Firms that need to keep long-term records can make use of the cloud’s low cost per gigabyte, only paying retrieval fees for data they need, or in a disaster recovery or forensic investigation scenario.
Long-term data storage is also able to handle the performance lags that potentially come with use of the public cloud. Systems such as Microsoft SharePoint – a common repository for unstructured business information – are less affected by any latency than a transactional system, such as ERP, which relies on relational database.
For semi-structured data, the cloud is appealing because of its use of object storage.

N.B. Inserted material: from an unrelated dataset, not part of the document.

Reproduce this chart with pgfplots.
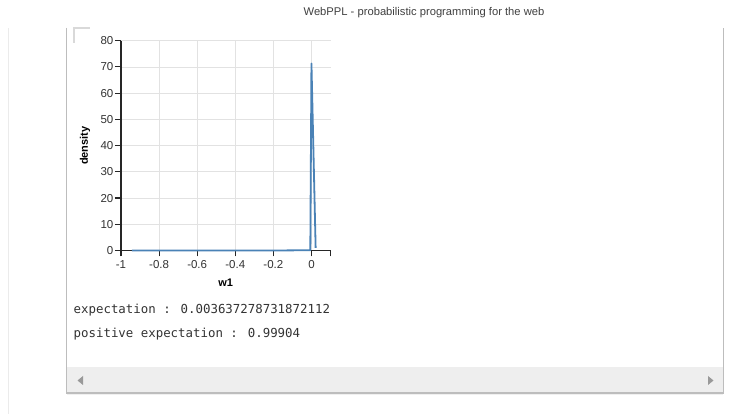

With semi-structured data, the business value can lie as much in the metadata as the data itself. As object stores can distribute data – and metadata – across multiple locations, they raise the prospect of fast, localised searches for metadata while gaining the scale economies of the cloud for raw data.
Object storage gaining traction
The larger the dataset, the more attractive the object model, and as a result, object storage is gaining traction in industries as diverse as media and entertainment, life sciences, and oil and gas.
According to Boris Evelson and Elizabeth Cullen, analysts at Forrester Research, cloud-based text analytics tools can be up and running in minutes, even if it takes rather longer to train algorithms to become productive. As businesses can now run analytics in the cloud, there is a stronger case for keeping data in the cloud too.
Performance requirements, though, will act to keep some unstructured and semi-structured datasets on-premises. Over the last decade, storage vendors have steadily improved the performance of network-attached storage – still the go-to architecture for on-premises, unstructured data.
Clustered NAS can offer performance close to direct attached or SAN storage. Data that requires fast processing, such as real-time analytics or customer-facing systems, can be supported on NAS.
And CIOs are likely to favour NAS, or on-premise object storage, where data security and compliance considerations rule out the cloud. In this case, policy requirements may well trump technical or cost considerations.